*What is expected*
Leave out any pictures and transcribe all other data below exactly.

*Stored data*
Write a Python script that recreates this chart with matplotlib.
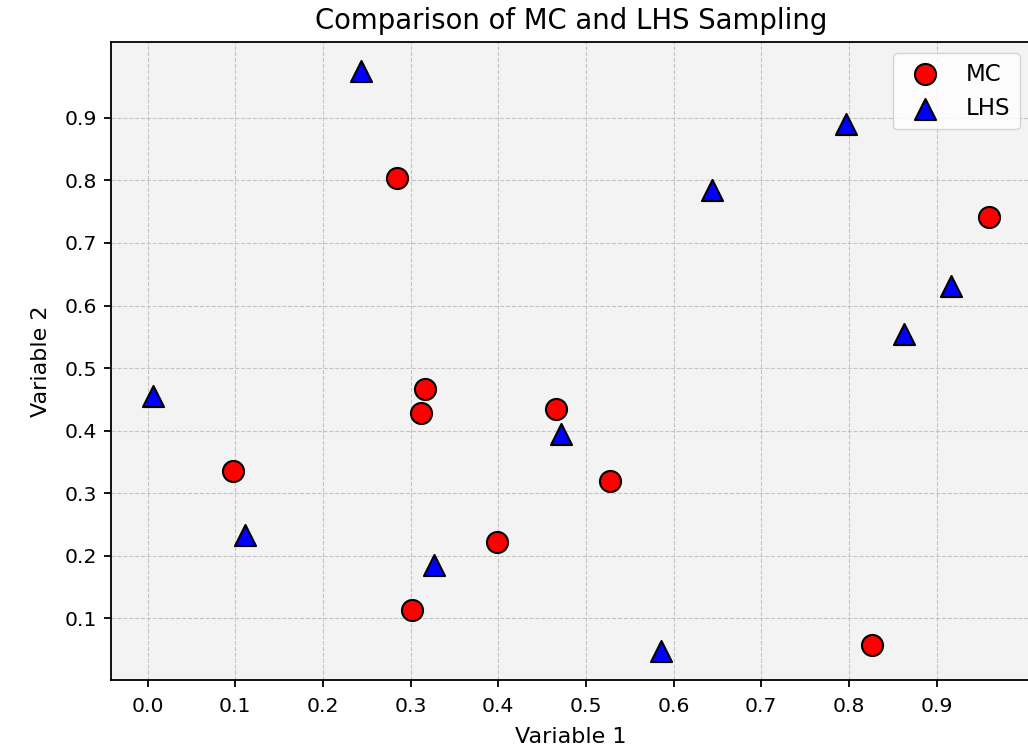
import numpy as np
import matplotlib
matplotlib.use('Agg')
import matplotlib.pyplot as plt

# Monte Carlo samples
mc_x = [0.285, 0.960, 0.316, 0.312, 0.466, 0.097, 0.527, 0.398, 0.302, 0.826]
mc_y = [0.804, 0.742, 0.467, 0.429, 0.435, 0.335, 0.320, 0.222, 0.114, 0.058]

# Latin hypercube samples
lhs_x = [0.243, 0.797, 0.644, 0.916, 0.863, 0.006, 0.472, 0.111, 0.327, 0.586]
lhs_y = [0.975, 0.890, 0.785, 0.632, 0.554, 0.455, 0.395, 0.234, 0.186, 0.048]

ticks = np.round(np.arange(0.0, 1.0, 0.1), 1)

fig, ax = plt.subplots(figsize=(10.28, 7.48), dpi=100)
# the right spine sits just past the edge of the picture
fig.subplots_adjust(left=0.108, right=1.003, top=0.944, bottom=0.091)
ax.set_facecolor('#f3f3f3')

ax.scatter(mc_x, mc_y, s=230, c='red', marker='o', edgecolors='black', linewidths=1.5, label='MC', zorder=3)
ax.scatter(lhs_x, lhs_y, s=230, c='blue', marker='^', edgecolors='black', linewidths=1.5, label='LHS', zorder=3)

ax.set_xticks(ticks)
ax.set_yticks(ticks[1:])
ax.tick_params(labelsize=14.7, length=5, width=1.3)
ax.tick_params(axis='x', pad=7.3)
ax.tick_params(axis='y', pad=5)
for sp in ax.spines.values():
    sp.set_linewidth(1.3)
ax.grid(True, linestyle='--', color='#c4c4c4', linewidth=0.8)
ax.set_axisbelow(True)

ax.set_xlabel('Variable 1', fontsize=16, labelpad=8)
ax.set_ylabel('Variable 2', fontsize=16, labelpad=10)
ax.set_title('Comparison of MC and LHS Sampling', fontsize=19.8, pad=9)
ax.legend(loc='upper right', fontsize=16.5)

fig.savefig('out.png')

*Result*
Write a Python script that recreates this chart with matplotlib.
import numpy as np
import matplotlib
matplotlib.use('Agg')
import matplotlib.pyplot as plt

# Monte Carlo samples
mc_x = [0.285, 0.960, 0.316, 0.312, 0.466, 0.097, 0.527, 0.398, 0.302, 0.826]
mc_y = [0.804, 0.742, 0.467, 0.429, 0.435, 0.335, 0.320, 0.222, 0.114, 0.058]

# Latin hypercube samples
lhs_x = [0.243, 0.797, 0.644, 0.916, 0.863, 0.006, 0.472, 0.111, 0.327, 0.586]
lhs_y = [0.975, 0.890, 0.785, 0.632, 0.554, 0.455, 0.395, 0.234, 0.186, 0.048]

ticks = np.round(np.arange(0.0, 1.0, 0.1), 1)

fig, ax = plt.subplots(figsize=(10.28, 7.48), dpi=100)
# the right spine sits just past the edge of the picture
fig.subplots_adjust(left=0.108, right=1.003, top=0.944, bottom=0.091)
ax.set_facecolor('#f3f3f3')

ax.scatter(mc_x, mc_y, s=230, c='red', marker='o', edgecolors='black', linewidths=1.5, label='MC', zorder=3)
ax.scatter(lhs_x, lhs_y, s=230, c='blue', marker='^', edgecolors='black', linewidths=1.5, label='LHS', zorder=3)

ax.set_xticks(ticks)
ax.set_yticks(ticks[1:])
ax.tick_params(labelsize=14.7, length=5, width=1.3)
ax.tick_params(axis='x', pad=7.3)
ax.tick_params(axis='y', pad=5)
for sp in ax.spines.values():
    sp.set_linewidth(1.3)
ax.grid(True, linestyle='--', color='#c4c4c4', linewidth=0.8)
ax.set_axisbelow(True)

ax.set_xlabel('Variable 1', fontsize=16, labelpad=8)
ax.set_ylabel('Variable 2', fontsize=16, labelpad=10)
ax.set_title('Comparison of MC and LHS Sampling', fontsize=19.8, pad=9)
ax.legend(loc='upper right', fontsize=16.5)

fig.savefig('out.png')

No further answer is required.